Celery salt to taste

Salt to taste

Pepper to taste

½ cup of chopped chives, plus more for decoration

Extras:

Poppy seeds

Egg wash

To make the buns:

Place the yeast and the warm water in the bowl of the stand mixer. Let it stand for 5 minutes.

After the 5 minutes are up, add the remaining ingredients for the dough. Knead on low speed for 5 minutes, using the dough hook attachment. You can also knead it by hand.

Then remove the dough from the bowl. Clean the bowl and grease it with a bit of vegetable oil.  Form the dough into a ball and place it back into the greased bowl.

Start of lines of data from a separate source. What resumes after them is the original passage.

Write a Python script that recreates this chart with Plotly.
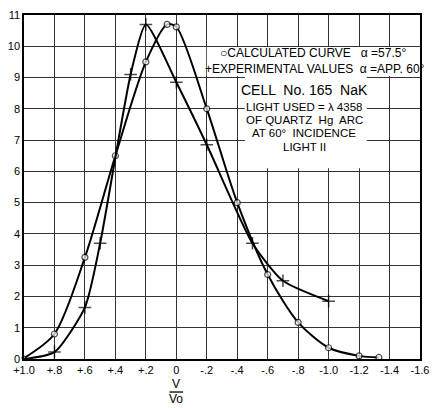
import plotly.graph_objects as go

# Calculated curve (open circles)
calc_x = [1.0, 0.8, 0.6, 0.4, 0.2, 0.06, 0.0, -0.2, -0.4, -0.6, -0.8, -1.0, -1.2, -1.33]
calc_y = [0.03, 0.8, 3.25, 6.5, 9.5, 10.7, 10.62, 8.0, 5.0, 2.7, 1.17, 0.36, 0.1, 0.05]

# Experimental values (crosses)
exp_x = [1.0, 0.8, 0.6, 0.5, 0.3, 0.2, 0.0, -0.2, -0.5, -0.7, -1.0]
exp_y = [0.0, 0.22, 1.65, 3.7, 9.1, 10.7, 8.85, 6.85, 3.7, 2.5, 1.85]

x_ticks = [1.0, 0.8, 0.6, 0.4, 0.2, 0.0, -0.2, -0.4, -0.6, -0.8, -1.0, -1.2, -1.4, -1.6]
x_labels = ["+1.0", "+.8", "+.6", "+.4", "+.2", "0", "-.2", "-.4", "-.6", "-.8", "-1.0", "-1.2", "-1.4", "-1.6"]
y_ticks = list(range(0, 12))

FONT = "Liberation Sans"

fig = go.Figure()
fig.add_trace(go.Scatter(
    x=calc_x, y=calc_y, mode="lines+markers",
    line=dict(color="black", width=2, shape="spline", smoothing=0.8),
    marker=dict(symbol="circle", size=[4] + [6] * (len(calc_x) - 1), color="white",
                line=dict(color="black", width=1.2)),
    showlegend=False, cliponaxis=False))
fig.add_trace(go.Scatter(
    x=exp_x, y=exp_y, mode="lines+markers",
    line=dict(color="black", width=2, shape="spline", smoothing=0.6),
    marker=dict(symbol="cross-thin", size=[0] + [9] * (len(exp_x) - 1), color="black",
                line=dict(color="black", width=1.5)),
    showlegend=False, cliponaxis=False))

# white boxes for text blocks (cover gridlines)
fig.add_shape(type="rect", xref="x", yref="y", x0=-0.2, x1=-1.58, y0=9.05, y1=9.98,
              fillcolor="white", line=dict(width=0), layer="between")
fig.add_shape(type="rect", xref="x", yref="y", x0=-0.45, x1=-1.25, y0=6.1, y1=9.1,
              fillcolor="white", line=dict(width=0), layer="between")

ann = [
    ("\u25cbCALCULATED CURVE   \u03b1 =57.5\u00b0", -0.9, 9.8, 12),
    ("+EXPERIMENTAL VALUES  \u03b1 =APP. 60\u00b0", -0.91, 9.27, 12),
    ("CELL  No. 165  NaK", -0.84, 8.6, 14),
    ("LIGHT USED = \u03bb 4358", -0.84, 8.05, 11.5),
    ("OF QUARTZ  Hg  ARC", -0.84, 7.64, 11.5),
    ("AT 60\u00b0  INCIDENCE", -0.84, 7.22, 11.5),
    ("LIGHT II", -0.84, 6.77, 11.5),
]
for t, x, y, s in ann:
    fig.add_annotation(x=x, y=y, xref="x", yref="y", text=t, showarrow=False,
                       font=dict(family=FONT, size=s, color="black"))

# axis title V / Vo as a fraction
fig.add_annotation(x=0.0, y=-0.074, xref="x", yref="paper", text="V", showarrow=False,
                   font=dict(family=FONT, size=12, color="black"), yanchor="middle")
fig.add_shape(type="line", xref="x", yref="paper", x0=0.045, x1=-0.045, y0=-0.096, y1=-0.096,
              line=dict(color="black", width=1.3))
fig.add_annotation(x=0.0, y=-0.116, xref="x", yref="paper", text="Vo", showarrow=False,
                   font=dict(family=FONT, size=12, color="black"), yanchor="middle")

fig.update_xaxes(range=[1.0, -1.6], tickvals=x_ticks, ticktext=x_labels,
                 showgrid=True, gridcolor="#333", gridwidth=1, zeroline=False,
                 showline=True, linecolor="black", linewidth=1.5, mirror=True,
                 ticks="", ticklabeloverflow="allow",
                 tickfont=dict(family=FONT, size=11, color="black"))
fig.update_yaxes(range=[0, 11], tickvals=y_ticks,
                 showgrid=True, gridcolor="#333", gridwidth=1, zeroline=False,
                 showline=True, linecolor="black", linewidth=1.5, mirror=True,
                 ticks="", tickfont=dict(family=FONT, size=11, color="black"))

fig.update_layout(width=435, height=408, margin=dict(l=24, r=6, t=15, b=49),
                  plot_bgcolor="white", paper_bgcolor="white",
                  font=dict(family=FONT))
fig.write_html("out.html")
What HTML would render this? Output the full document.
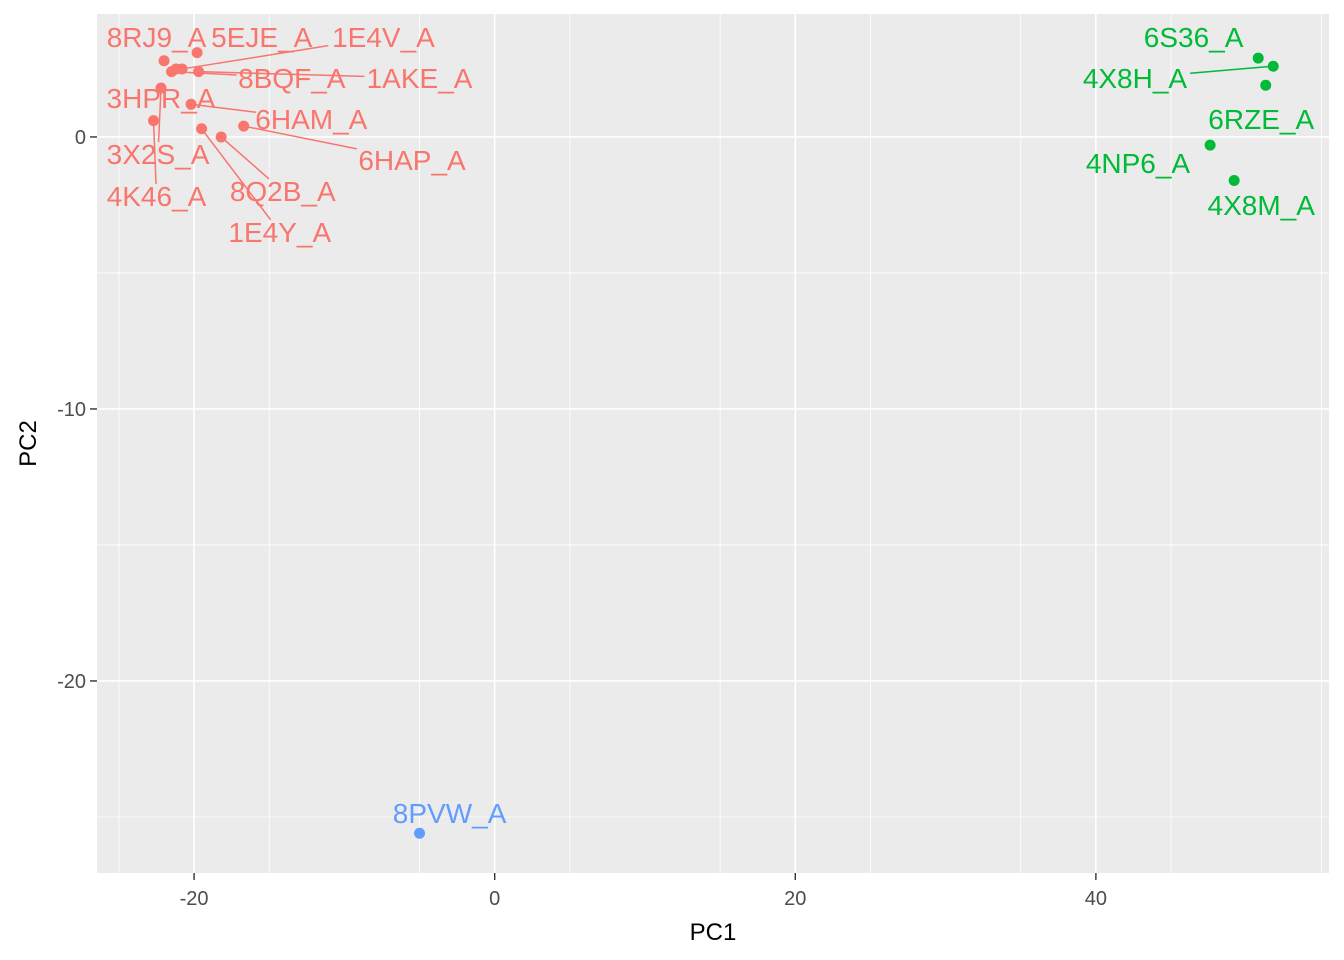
<!DOCTYPE html>
<html><head><meta charset="utf-8"><style>
body{margin:0;background:#fff}
svg{display:block;font-family:"Liberation Sans",Arial,sans-serif}
</style></head><body>
<svg id="chart" width="1344" height="960"></svg>
<script>
const names=["8RJ9_A","5EJE_A","1E4V_A","8BQF_A","1AKE_A","3HPR_A","6HAM_A","6HAP_A","3X2S_A","4K46_A","8Q2B_A","1E4Y_A","6S36_A","4X8H_A","6RZE_A","4NP6_A","4X8M_A","8PVW_A"];
const groups=[0,0,0,0,0,0,0,0,0,0,0,0,1,1,1,1,1,2];
const pc1=[-22.0,-19.8,-20.8,-21.5,-19.7,-21.2,-20.2,-16.7,-22.2,-22.7,-18.2,-19.5,50.8,51.8,51.3,47.6,49.2,-5.0];
const pc2=[2.8,3.1,2.5,2.4,2.4,2.5,1.2,0.4,1.8,0.6,0.0,0.3,2.9,2.6,1.9,-0.3,-1.6,-25.6];
const labX=[-22.5,-15.5,-7.4,-13.5,-5.0,-22.2,-12.2,-5.5,-22.4,-22.5,-14.1,-14.3,46.5,42.6,51.0,42.8,51.0,-3.0];
const labY=[3.68,3.68,3.68,2.17,2.17,1.43,0.66,-0.85,-0.63,-2.17,-1.99,-3.49,3.68,2.17,0.66,-0.96,-2.5,-24.85];
const xTicks=[-20,0,20,40];
const yTicks=[0,-10,-20];
const colors=["#F8766D","#00BA38","#619CFF"];
const L=97,R=1329,T=14,B=873;
const xMin=-26.46,xMax=55.51,yMin=-27.06,yMax=4.52;
const sx=v=>L+(v-xMin)/(xMax-xMin)*(R-L);
const sy=v=>B-(v-yMin)/(yMax-yMin)*(B-T);
const svg=document.getElementById('chart');
const NS="http://www.w3.org/2000/svg";
function mk(t,a,p){const e=document.createElementNS(NS,t);for(const k in a)e.setAttribute(k,a[k]);(p||svg).appendChild(e);return e;}
const bg=mk('rect',{x:L,y:T,width:R-L,height:B-T,fill:'#EBEBEB'});


for(let v=-25;v<xMax;v+=10){const l=mk('line',{x1:sx(v),x2:sx(v),y1:T,y2:B,stroke:'#fff','stroke-width':0.8});}
for(let v=-25;v<yMax;v+=10){const l=mk('line',{x1:L,x2:R,y1:sy(v),y2:sy(v),stroke:'#fff','stroke-width':0.8});}
xTicks.forEach(v=>{const l=mk('line',{x1:sx(v),x2:sx(v),y1:T,y2:B,stroke:'#fff','stroke-width':1.6});
 const t=mk('line',{x1:sx(v),x2:sx(v),y1:B,y2:B+7,stroke:'#333','stroke-width':1.4});
 const tx=mk('text',{x:sx(v),y:B+32,'text-anchor':'middle','font-size':20,fill:'#4D4D4D'});tx.textContent=v;});
yTicks.forEach(v=>{const l=mk('line',{x1:L,x2:R,y1:sy(v),y2:sy(v),stroke:'#fff','stroke-width':1.6});
 const t=mk('line',{x1:L-7,x2:L,y1:sy(v),y2:sy(v),stroke:'#333','stroke-width':1.4});
 const tx=mk('text',{x:L-11,y:sy(v)+7,'text-anchor':'end','font-size':20,fill:'#4D4D4D'});tx.textContent=v;});
const xt=mk('text',{x:(L+R)/2,y:940,'text-anchor':'middle','font-size':24,fill:'#000'});xt.textContent='PC1';


const yt=mk('text',{x:0,y:0,'text-anchor':'middle','font-size':24,fill:'#000',transform:`translate(36,${(T+B)/2}) rotate(-90)`});yt.textContent='PC2';


const CW=17.4,H=24;
names.forEach((n,i)=>{
 const px=sx(pc1[i]),py=sy(pc2[i]),lx=sx(labX[i]),ly=sy(labY[i]);
 const w=n.length*CW/2+3,h=H/2;
 const dx=px-lx,dy=py-ly;
 if(Math.abs(dx)>w||Math.abs(dy)>h){
  const s=Math.min(Math.abs(dx)>0?w/Math.abs(dx):1e9,Math.abs(dy)>0?h/Math.abs(dy):1e9);
  const ex=lx+dx*s,ey=ly+dy*s;
  if(Math.hypot(px-ex,py-ey)>33){
   const seg=mk('line',{x1:px,y1:py,x2:ex,y2:ey,stroke:colors[groups[i]],'stroke-width':1.5});
   
   
  }
 }
 const c=mk('circle',{cx:px,cy:py,r:5.5,fill:colors[groups[i]]});
 
 
});
names.forEach((n,i)=>{
 const t=mk('text',{x:sx(labX[i]),y:sy(labY[i])+10,'text-anchor':'middle','font-size':28,fill:colors[groups[i]]});
 t.textContent=n;
 
 
});
</script>
</body></html>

Cover with plastic film and let it rise for 1 hour in a warm place.

Once the dough has risen, place it on a floured working area and divide it into 12 equal pieces. Shape each piece into a ball. Place the balls in an oven tray lined with parchment paper, leaving some space in between.

Grease with some vegetable oil, one large piece of plastic wrap. Cover the buns with it, greased side touching the buns (this will prevent them from sticking to the plastic). Let them rise for 1 hour in a warm place.

About 10 minutes before the buns are done rising, preheat your oven to 180C/350F.

Once the hour is up, brush the buns with the egg wash and sprinkle them with some poppy seeds. Bake them for 15 minutes or till golden.

To make the crab salad, just mix all of the ingredients in a large bowl.

Make a cut along the top of each bun, without going all the way down. Stuff each bun generously with the crab salad and decorate with some chives. Enjoy!